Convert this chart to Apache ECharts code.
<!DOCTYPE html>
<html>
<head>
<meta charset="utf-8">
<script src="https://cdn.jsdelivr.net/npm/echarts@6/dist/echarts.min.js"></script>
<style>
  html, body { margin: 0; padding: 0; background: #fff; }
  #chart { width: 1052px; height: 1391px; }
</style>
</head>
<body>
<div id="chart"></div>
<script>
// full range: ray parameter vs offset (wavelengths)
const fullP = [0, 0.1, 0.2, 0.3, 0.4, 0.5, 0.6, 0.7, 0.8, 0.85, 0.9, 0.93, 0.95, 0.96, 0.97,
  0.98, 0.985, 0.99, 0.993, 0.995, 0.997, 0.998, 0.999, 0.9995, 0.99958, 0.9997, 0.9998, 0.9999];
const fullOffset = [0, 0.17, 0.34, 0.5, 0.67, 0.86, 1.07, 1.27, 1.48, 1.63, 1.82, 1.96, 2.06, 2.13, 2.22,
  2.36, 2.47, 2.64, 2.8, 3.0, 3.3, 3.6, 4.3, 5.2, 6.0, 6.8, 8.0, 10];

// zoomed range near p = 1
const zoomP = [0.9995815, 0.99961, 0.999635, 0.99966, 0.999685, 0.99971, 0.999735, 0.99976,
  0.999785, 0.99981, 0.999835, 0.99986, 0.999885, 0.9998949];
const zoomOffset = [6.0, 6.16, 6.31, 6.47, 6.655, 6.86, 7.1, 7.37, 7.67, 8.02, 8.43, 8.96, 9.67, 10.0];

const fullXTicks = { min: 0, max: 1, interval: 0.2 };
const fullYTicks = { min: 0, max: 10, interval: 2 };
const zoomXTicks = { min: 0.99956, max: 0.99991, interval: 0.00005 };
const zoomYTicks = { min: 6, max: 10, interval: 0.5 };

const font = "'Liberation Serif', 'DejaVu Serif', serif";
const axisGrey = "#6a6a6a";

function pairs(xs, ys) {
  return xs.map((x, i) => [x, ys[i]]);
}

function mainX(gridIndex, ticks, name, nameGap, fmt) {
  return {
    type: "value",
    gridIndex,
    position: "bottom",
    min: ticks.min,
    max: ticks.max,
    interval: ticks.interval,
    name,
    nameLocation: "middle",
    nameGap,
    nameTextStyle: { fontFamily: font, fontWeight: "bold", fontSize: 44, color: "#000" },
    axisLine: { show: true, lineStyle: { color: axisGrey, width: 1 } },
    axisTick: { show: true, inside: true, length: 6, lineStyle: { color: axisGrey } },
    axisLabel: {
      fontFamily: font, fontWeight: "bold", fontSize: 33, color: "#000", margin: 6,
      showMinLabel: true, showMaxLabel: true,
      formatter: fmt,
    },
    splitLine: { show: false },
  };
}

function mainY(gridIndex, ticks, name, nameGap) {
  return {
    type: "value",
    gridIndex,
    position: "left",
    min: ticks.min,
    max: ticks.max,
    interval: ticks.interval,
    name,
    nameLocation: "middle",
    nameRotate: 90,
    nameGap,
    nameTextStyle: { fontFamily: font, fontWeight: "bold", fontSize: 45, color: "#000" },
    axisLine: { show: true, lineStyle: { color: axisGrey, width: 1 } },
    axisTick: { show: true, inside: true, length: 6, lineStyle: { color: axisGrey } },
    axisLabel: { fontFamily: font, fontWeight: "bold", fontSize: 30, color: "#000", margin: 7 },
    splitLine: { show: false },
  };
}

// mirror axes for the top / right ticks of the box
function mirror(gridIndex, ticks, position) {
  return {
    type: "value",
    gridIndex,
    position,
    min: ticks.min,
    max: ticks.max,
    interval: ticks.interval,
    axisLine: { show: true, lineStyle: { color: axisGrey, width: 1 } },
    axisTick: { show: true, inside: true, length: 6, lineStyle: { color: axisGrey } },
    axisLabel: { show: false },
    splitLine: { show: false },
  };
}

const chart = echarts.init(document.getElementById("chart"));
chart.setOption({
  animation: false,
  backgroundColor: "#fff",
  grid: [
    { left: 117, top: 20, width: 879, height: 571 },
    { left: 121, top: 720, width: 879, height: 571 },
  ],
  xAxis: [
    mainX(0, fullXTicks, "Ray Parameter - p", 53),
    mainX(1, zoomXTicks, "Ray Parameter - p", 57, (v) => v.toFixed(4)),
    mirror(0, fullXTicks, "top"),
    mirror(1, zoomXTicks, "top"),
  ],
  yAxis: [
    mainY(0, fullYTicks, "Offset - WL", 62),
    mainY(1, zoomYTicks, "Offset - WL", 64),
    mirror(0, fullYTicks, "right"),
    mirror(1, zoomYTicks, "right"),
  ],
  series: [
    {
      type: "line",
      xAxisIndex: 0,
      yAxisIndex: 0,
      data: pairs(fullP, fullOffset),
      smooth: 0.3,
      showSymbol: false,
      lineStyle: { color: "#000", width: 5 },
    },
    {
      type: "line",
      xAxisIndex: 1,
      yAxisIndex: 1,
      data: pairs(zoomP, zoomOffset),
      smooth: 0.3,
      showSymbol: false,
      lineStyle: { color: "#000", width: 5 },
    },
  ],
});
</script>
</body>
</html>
..............................
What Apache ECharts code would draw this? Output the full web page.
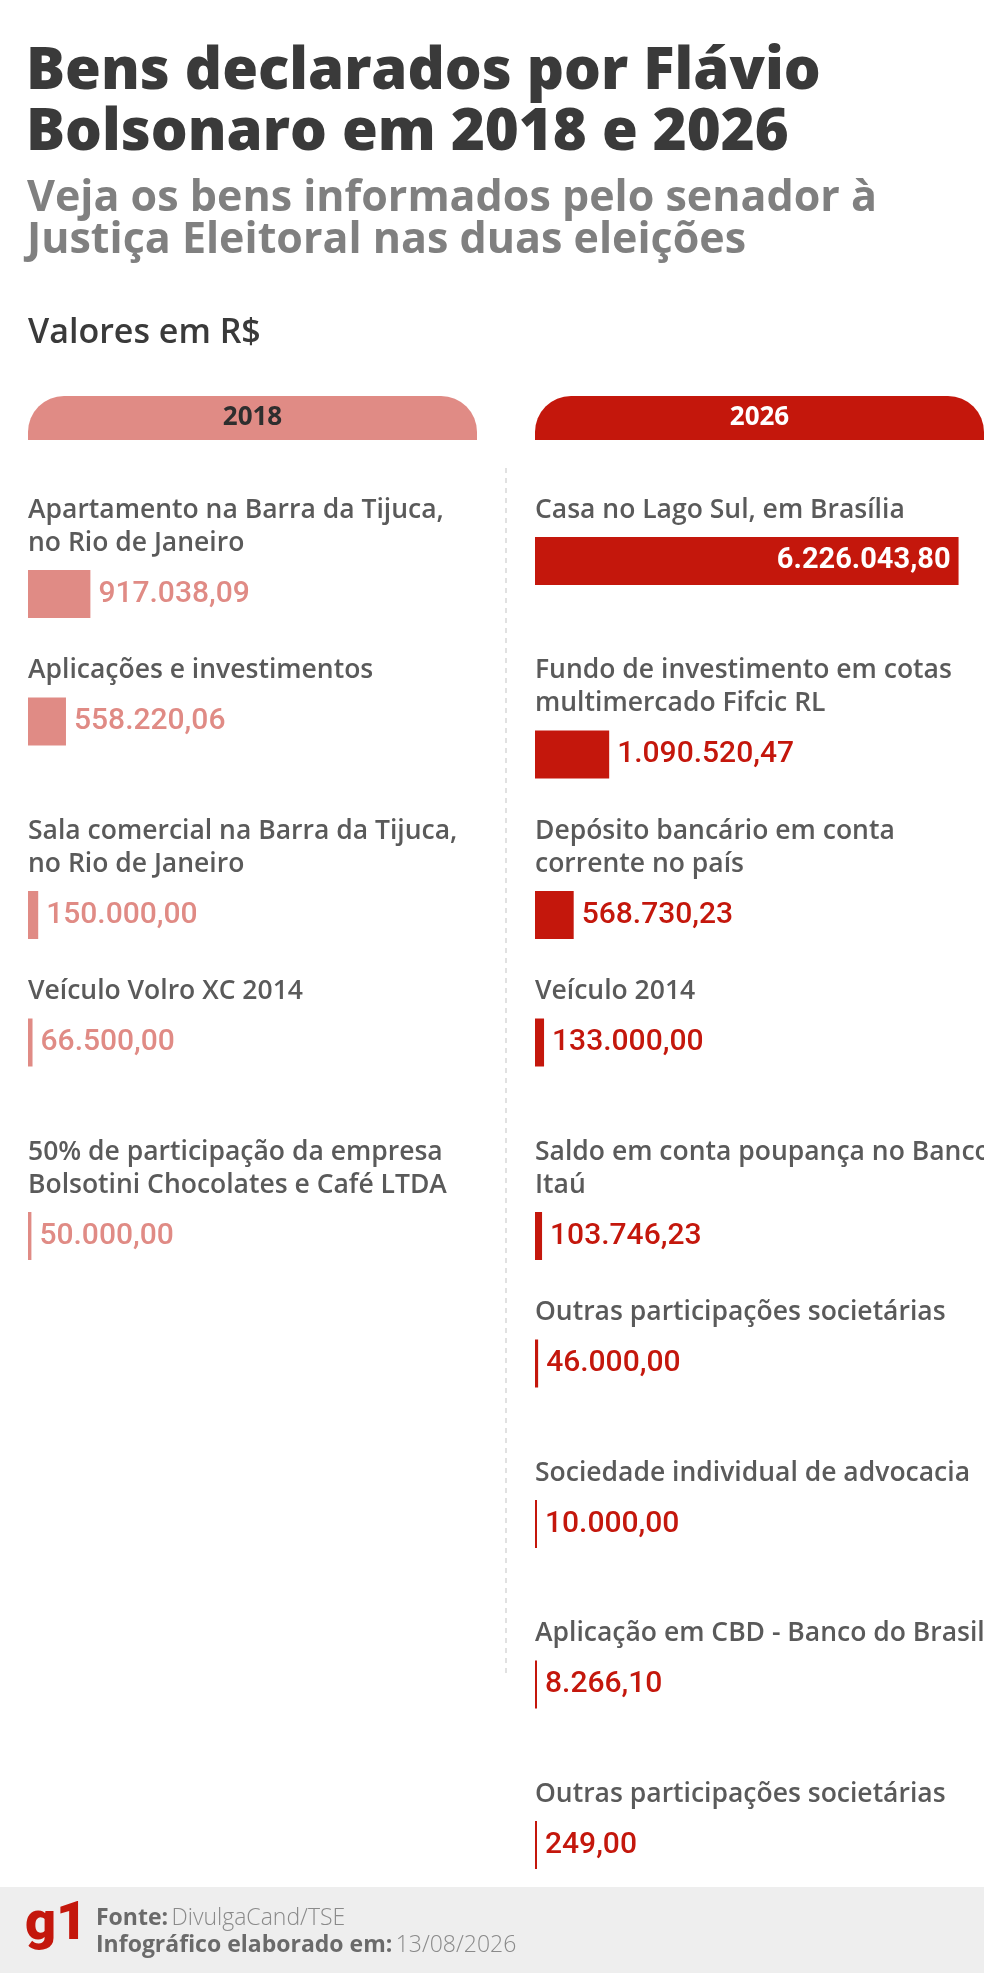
..............................
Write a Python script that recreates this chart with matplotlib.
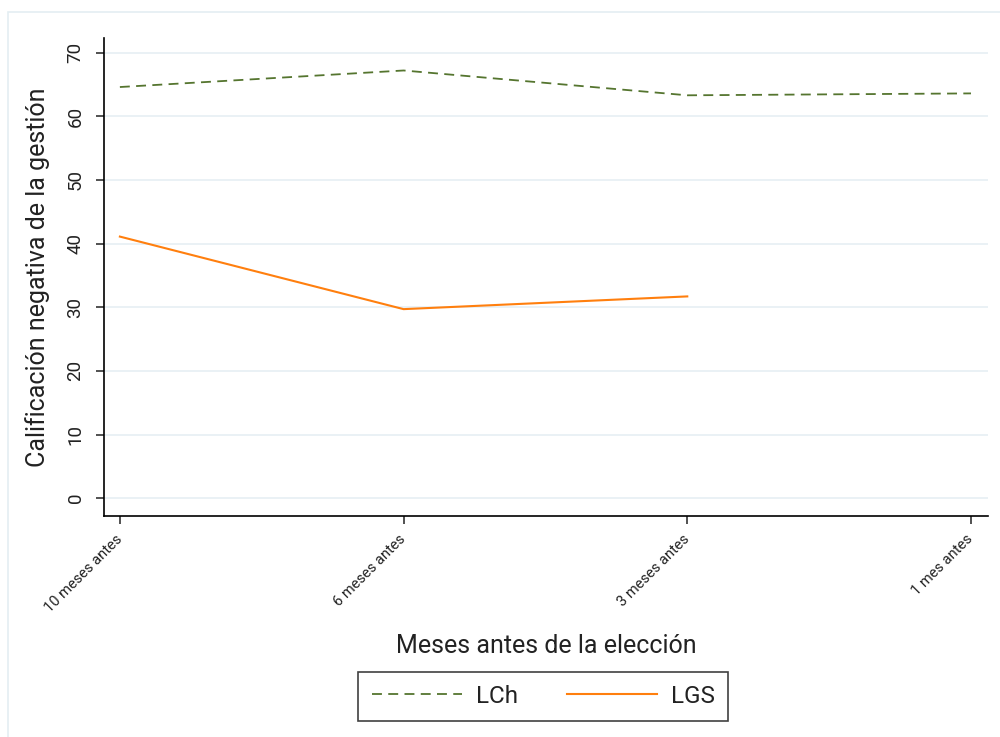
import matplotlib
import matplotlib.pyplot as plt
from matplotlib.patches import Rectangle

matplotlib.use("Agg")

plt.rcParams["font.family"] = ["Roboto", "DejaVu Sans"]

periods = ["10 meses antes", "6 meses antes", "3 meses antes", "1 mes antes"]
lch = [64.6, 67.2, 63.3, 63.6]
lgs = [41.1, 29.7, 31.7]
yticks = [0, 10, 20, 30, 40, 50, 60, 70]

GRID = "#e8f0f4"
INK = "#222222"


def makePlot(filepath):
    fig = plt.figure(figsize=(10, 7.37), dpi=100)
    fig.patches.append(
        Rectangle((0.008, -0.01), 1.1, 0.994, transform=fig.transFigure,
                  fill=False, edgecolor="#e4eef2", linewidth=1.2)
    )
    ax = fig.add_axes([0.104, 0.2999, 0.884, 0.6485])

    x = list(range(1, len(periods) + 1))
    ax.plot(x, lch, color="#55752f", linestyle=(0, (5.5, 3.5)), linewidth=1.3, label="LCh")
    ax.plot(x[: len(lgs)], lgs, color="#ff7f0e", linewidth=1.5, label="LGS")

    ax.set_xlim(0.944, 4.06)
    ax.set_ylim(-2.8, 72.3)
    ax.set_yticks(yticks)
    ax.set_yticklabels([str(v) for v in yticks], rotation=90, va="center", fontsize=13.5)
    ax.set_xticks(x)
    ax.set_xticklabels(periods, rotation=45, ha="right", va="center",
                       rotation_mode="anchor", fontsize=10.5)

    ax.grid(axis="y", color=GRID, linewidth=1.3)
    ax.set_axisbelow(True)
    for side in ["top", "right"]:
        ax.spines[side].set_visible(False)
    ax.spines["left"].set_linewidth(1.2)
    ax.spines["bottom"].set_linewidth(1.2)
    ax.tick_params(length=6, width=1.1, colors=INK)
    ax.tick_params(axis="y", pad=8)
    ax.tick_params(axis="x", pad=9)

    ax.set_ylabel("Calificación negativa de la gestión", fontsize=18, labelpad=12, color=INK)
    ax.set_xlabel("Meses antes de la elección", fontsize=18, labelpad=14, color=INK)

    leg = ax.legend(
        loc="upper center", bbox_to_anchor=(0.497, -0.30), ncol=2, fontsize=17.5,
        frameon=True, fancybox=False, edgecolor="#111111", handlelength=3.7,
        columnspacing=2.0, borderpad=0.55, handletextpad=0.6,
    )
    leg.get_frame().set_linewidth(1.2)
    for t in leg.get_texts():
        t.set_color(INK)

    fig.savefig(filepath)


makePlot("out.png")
..............................
◆ TASK ◆
In the listing above, find the line containing "Convert this chart to Apache ECharts code." and the line containing "10, interval: 0.5". Output them and every line between, exactly, and nothing else.

◆ PROBLEM SOLUTION ◆
Convert this chart to Apache ECharts code.
<!DOCTYPE html>
<html>
<head>
<meta charset="utf-8">
<script src="https://cdn.jsdelivr.net/npm/echarts@6/dist/echarts.min.js"></script>
<style>
  html, body { margin: 0; padding: 0; background: #fff; }
  #chart { width: 1052px; height: 1391px; }
</style>
</head>
<body>
<div id="chart"></div>
<script>
// full range: ray parameter vs offset (wavelengths)
const fullP = [0, 0.1, 0.2, 0.3, 0.4, 0.5, 0.6, 0.7, 0.8, 0.85, 0.9, 0.93, 0.95, 0.96, 0.97,
  0.98, 0.985, 0.99, 0.993, 0.995, 0.997, 0.998, 0.999, 0.9995, 0.99958, 0.9997, 0.9998, 0.9999];
const fullOffset = [0, 0.17, 0.34, 0.5, 0.67, 0.86, 1.07, 1.27, 1.48, 1.63, 1.82, 1.96, 2.06, 2.13, 2.22,
  2.36, 2.47, 2.64, 2.8, 3.0, 3.3, 3.6, 4.3, 5.2, 6.0, 6.8, 8.0, 10];

// zoomed range near p = 1
const zoomP = [0.9995815, 0.99961, 0.999635, 0.99966, 0.999685, 0.99971, 0.999735, 0.99976,
  0.999785, 0.99981, 0.999835, 0.99986, 0.999885, 0.9998949];
const zoomOffset = [6.0, 6.16, 6.31, 6.47, 6.655, 6.86, 7.1, 7.37, 7.67, 8.02, 8.43, 8.96, 9.67, 10.0];

const fullXTicks = { min: 0, max: 1, interval: 0.2 };
const fullYTicks = { min: 0, max: 10, interval: 2 };
const zoomXTicks = { min: 0.99956, max: 0.99991, interval: 0.00005 };
const zoomYTicks = { min: 6, max: 10, interval: 0.5 };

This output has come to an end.